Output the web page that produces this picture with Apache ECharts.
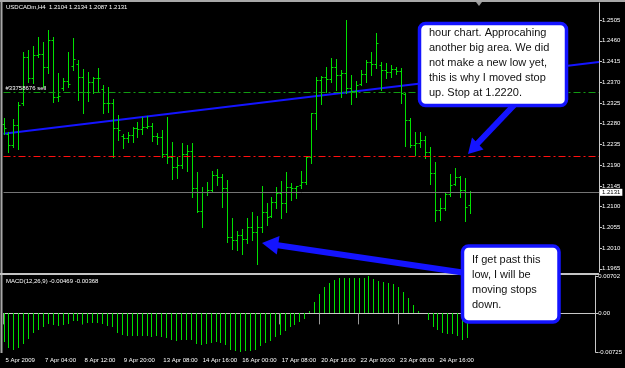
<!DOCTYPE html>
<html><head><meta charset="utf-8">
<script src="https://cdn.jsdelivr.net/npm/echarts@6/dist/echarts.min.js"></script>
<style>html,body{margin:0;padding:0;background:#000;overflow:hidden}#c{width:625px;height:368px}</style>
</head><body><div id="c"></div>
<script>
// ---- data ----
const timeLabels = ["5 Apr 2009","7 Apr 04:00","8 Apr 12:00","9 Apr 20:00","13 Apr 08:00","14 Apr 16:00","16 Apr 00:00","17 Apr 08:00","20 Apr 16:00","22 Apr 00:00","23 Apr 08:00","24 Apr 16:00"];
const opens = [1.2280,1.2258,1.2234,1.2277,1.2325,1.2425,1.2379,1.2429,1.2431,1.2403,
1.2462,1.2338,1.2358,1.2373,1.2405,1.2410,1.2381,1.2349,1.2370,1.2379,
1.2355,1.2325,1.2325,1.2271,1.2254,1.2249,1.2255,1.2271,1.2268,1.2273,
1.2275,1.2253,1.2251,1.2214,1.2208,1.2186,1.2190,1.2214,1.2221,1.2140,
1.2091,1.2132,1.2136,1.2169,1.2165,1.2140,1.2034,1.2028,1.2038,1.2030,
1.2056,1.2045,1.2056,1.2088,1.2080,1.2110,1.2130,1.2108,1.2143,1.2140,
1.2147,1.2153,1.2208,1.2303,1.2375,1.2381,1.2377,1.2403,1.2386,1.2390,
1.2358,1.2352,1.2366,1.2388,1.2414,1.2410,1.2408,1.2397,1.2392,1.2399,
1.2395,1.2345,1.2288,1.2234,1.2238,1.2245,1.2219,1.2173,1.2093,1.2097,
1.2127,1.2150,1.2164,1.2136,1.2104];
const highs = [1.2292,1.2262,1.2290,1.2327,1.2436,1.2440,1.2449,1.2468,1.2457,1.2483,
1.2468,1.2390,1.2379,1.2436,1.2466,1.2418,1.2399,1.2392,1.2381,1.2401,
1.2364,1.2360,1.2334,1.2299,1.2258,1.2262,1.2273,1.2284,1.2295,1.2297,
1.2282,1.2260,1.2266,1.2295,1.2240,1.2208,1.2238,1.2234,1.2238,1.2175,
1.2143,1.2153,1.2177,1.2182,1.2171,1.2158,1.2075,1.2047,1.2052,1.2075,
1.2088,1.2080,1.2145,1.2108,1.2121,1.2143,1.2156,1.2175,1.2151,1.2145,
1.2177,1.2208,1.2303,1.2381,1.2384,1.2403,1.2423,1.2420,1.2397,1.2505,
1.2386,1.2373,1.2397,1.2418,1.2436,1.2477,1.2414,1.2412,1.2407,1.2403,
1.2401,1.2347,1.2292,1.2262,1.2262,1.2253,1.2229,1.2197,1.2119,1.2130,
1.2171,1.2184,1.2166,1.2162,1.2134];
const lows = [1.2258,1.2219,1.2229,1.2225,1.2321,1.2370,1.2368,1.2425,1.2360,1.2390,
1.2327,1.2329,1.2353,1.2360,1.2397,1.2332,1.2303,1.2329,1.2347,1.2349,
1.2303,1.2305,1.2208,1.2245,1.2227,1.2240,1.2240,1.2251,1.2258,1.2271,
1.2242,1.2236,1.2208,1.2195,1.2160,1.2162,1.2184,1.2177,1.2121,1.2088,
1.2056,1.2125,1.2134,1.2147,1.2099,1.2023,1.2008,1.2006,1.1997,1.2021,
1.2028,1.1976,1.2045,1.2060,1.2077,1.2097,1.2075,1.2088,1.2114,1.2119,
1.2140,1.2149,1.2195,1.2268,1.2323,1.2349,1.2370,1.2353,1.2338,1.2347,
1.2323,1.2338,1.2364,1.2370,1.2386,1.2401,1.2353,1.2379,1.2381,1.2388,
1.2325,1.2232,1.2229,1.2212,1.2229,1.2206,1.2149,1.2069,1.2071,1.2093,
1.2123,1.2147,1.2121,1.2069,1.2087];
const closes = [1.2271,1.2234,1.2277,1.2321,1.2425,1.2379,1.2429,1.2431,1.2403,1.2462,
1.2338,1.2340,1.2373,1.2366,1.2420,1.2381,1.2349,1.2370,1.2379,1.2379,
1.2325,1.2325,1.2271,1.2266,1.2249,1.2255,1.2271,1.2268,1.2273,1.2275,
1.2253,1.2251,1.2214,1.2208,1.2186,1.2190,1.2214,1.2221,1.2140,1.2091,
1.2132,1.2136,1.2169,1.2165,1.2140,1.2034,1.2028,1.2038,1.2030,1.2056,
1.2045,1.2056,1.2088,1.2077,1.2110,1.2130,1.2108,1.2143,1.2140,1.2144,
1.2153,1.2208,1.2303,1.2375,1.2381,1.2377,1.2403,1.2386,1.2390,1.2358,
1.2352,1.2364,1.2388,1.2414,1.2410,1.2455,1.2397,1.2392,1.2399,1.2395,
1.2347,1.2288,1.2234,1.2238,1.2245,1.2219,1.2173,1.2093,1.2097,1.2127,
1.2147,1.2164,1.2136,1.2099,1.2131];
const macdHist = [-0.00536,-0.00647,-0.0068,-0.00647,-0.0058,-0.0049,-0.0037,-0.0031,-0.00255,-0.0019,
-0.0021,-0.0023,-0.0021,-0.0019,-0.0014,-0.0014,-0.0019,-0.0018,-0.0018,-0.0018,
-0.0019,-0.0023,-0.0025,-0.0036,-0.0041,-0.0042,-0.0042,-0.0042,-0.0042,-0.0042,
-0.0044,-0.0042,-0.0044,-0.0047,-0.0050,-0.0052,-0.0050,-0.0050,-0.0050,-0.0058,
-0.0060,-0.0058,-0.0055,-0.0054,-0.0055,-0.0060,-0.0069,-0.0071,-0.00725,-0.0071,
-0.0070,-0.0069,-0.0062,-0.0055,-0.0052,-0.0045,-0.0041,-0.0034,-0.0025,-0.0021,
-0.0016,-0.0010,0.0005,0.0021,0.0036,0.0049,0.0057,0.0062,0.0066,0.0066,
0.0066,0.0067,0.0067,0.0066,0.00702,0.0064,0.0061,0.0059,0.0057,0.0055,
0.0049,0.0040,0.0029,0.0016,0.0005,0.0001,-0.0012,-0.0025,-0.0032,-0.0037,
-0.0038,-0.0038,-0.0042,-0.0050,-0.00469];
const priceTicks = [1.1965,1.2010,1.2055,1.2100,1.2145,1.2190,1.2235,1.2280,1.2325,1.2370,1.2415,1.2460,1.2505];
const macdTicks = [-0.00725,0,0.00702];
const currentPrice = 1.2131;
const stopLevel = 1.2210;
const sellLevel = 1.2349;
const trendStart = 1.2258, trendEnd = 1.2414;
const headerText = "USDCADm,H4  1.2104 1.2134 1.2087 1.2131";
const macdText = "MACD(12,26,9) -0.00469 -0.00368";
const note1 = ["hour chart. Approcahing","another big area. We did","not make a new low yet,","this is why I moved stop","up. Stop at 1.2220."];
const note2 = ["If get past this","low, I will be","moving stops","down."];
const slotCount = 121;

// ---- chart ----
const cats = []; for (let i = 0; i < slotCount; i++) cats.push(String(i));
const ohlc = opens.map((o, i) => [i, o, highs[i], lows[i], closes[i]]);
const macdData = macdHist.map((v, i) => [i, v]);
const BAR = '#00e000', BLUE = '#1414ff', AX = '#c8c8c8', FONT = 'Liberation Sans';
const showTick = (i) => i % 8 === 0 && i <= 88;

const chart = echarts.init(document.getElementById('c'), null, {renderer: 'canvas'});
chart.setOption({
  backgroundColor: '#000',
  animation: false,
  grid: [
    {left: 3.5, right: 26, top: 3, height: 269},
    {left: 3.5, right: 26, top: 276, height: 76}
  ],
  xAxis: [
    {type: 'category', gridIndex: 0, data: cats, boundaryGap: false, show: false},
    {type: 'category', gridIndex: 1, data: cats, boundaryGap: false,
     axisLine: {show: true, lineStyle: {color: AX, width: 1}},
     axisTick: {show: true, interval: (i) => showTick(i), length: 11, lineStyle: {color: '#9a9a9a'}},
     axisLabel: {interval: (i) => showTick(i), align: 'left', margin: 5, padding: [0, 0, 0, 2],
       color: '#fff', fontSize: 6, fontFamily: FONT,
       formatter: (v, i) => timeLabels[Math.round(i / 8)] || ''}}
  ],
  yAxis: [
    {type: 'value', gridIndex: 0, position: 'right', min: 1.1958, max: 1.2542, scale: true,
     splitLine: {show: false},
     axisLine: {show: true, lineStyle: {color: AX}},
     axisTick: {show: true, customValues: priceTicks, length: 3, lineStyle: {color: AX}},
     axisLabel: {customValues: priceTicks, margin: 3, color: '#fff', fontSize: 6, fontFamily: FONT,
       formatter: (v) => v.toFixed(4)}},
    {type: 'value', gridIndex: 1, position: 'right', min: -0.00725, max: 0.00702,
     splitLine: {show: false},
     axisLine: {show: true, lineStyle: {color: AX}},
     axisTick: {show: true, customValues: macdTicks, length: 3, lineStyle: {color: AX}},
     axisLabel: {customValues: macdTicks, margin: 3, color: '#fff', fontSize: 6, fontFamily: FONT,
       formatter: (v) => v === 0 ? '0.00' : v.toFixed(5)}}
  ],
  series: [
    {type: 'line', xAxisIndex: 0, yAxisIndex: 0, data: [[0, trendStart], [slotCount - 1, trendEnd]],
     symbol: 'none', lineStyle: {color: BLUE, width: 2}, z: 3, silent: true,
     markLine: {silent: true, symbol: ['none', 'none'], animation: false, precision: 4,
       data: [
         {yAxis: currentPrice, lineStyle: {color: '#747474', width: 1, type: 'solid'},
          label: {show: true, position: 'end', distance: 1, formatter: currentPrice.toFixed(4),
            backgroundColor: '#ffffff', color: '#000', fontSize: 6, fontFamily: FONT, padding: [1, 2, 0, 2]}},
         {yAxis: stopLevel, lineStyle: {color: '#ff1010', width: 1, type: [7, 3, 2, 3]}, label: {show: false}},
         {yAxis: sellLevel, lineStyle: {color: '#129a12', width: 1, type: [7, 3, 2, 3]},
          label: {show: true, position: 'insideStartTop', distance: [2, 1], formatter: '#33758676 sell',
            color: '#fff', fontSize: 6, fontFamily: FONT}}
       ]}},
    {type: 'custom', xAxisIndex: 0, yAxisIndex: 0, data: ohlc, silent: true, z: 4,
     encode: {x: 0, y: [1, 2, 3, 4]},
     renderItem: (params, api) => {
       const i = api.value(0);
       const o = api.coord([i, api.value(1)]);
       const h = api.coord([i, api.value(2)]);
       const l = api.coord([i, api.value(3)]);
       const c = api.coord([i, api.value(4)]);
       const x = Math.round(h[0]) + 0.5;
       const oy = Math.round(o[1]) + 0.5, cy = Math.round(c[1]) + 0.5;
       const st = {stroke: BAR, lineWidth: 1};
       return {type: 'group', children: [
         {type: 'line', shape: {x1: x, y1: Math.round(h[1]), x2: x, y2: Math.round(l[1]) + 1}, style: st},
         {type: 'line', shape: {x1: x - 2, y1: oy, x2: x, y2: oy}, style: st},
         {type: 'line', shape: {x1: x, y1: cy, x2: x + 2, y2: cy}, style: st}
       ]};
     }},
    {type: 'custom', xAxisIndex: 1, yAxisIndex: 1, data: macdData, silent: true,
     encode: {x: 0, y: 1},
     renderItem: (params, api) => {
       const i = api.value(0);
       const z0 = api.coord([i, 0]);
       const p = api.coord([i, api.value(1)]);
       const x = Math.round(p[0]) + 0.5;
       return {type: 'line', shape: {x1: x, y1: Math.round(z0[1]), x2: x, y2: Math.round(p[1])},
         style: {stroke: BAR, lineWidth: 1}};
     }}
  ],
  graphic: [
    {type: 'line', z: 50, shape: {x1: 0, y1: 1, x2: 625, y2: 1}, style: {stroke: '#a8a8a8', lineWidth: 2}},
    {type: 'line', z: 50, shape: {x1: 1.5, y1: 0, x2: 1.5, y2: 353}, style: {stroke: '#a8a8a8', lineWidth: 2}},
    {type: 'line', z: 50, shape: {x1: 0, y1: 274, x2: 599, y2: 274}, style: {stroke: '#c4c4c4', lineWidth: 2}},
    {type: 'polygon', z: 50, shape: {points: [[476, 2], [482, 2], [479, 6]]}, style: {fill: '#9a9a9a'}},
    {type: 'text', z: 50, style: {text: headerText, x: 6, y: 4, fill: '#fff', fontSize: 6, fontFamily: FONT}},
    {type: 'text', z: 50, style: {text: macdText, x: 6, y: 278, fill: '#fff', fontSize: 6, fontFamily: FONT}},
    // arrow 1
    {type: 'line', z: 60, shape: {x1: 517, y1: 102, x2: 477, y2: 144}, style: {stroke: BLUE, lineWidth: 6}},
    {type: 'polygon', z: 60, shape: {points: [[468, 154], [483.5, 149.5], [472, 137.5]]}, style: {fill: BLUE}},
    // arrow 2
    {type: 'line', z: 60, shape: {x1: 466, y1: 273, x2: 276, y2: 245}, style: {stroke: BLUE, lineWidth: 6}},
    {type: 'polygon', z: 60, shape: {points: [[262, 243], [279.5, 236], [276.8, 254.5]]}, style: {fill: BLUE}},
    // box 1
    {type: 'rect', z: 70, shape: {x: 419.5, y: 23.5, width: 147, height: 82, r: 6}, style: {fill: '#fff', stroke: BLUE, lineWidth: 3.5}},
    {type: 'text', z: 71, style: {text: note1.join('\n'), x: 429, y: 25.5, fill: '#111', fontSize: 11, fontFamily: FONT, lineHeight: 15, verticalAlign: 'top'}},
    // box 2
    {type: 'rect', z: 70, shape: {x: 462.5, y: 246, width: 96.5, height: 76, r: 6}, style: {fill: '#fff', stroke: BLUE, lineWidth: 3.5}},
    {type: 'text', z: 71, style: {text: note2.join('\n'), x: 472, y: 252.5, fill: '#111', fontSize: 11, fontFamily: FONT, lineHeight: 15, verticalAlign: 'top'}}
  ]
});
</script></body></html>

◇ ◇ ◇ ◇ ◇

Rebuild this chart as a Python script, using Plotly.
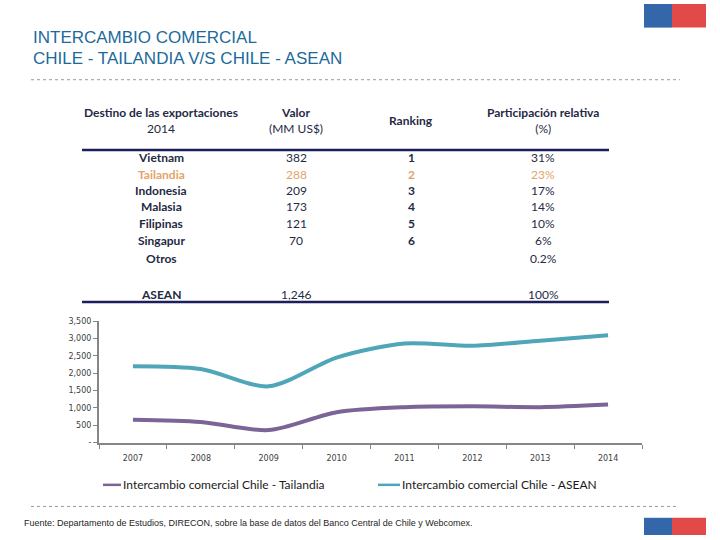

◇ ◇ ◇ ◇ ◇

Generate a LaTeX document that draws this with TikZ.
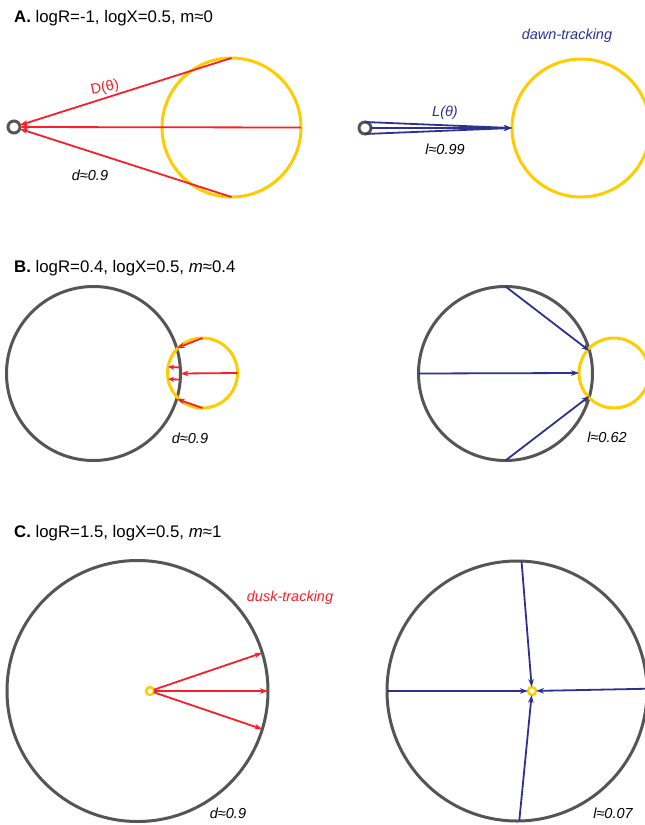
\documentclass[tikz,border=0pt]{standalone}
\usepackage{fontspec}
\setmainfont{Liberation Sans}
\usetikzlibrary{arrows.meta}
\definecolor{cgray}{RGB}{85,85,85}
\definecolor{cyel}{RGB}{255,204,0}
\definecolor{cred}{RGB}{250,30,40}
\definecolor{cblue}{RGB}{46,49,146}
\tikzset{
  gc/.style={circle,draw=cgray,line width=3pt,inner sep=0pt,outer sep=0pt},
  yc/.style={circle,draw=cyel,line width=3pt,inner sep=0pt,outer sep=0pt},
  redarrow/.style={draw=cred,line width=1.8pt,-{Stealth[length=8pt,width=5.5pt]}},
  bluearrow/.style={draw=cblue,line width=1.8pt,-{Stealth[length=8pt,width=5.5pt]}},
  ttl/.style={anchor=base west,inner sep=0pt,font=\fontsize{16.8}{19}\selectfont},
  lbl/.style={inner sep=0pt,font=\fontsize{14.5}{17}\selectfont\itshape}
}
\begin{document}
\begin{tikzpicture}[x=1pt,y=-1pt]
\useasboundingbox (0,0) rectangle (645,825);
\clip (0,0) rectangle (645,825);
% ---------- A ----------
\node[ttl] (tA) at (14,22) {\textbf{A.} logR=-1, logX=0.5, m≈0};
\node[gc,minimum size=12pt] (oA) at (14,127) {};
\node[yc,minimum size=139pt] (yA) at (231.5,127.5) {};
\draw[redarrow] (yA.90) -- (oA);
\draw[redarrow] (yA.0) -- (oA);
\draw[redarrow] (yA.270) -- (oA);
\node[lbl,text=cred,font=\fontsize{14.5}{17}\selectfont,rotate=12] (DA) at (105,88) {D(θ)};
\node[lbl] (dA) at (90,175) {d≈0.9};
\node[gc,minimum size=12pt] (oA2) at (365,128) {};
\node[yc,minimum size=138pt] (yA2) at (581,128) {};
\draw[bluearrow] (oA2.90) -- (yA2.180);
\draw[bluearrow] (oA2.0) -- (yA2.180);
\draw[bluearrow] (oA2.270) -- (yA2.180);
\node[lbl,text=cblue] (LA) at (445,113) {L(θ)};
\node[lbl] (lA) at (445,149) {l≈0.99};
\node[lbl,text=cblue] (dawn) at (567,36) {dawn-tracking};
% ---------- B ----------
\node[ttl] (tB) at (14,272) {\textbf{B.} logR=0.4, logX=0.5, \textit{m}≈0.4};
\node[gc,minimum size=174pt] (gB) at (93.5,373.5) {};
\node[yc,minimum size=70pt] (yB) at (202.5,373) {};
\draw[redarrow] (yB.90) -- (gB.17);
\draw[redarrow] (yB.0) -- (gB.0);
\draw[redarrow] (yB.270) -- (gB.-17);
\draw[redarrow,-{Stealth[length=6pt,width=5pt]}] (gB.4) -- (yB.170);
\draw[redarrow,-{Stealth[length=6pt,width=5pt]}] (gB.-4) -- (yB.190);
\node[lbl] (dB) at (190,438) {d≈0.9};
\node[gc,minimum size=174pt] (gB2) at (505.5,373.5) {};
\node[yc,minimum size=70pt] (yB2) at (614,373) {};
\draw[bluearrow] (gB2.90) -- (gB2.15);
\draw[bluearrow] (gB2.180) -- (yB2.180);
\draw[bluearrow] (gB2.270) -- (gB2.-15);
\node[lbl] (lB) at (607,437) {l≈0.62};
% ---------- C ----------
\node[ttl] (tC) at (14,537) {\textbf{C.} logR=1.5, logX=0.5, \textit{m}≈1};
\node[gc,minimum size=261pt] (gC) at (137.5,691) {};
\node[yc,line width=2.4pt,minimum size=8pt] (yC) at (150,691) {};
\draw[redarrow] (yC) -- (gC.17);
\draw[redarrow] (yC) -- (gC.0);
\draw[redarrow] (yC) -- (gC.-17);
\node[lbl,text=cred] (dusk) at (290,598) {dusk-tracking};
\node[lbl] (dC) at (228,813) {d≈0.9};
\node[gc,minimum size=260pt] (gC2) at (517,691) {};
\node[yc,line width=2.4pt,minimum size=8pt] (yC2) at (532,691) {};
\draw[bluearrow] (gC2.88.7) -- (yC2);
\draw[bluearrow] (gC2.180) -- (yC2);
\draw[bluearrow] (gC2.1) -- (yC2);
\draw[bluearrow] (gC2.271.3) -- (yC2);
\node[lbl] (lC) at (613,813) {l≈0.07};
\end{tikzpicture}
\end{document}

◇ ◇ ◇ ◇ ◇

Exercise: Extract every line above that contains the word "this".

Solution to the exercise:
Output the web page that produces this picture with Apache ECharts.
const note1 = ["hour chart. Approcahing","another big area. We did","not make a new low yet,","this is why I moved stop","up. Stop at 1.2220."];
const note2 = ["If get past this","low, I will be","moving stops","down."];
Rebuild this chart as a Python script, using Plotly.
Generate a LaTeX document that draws this with TikZ.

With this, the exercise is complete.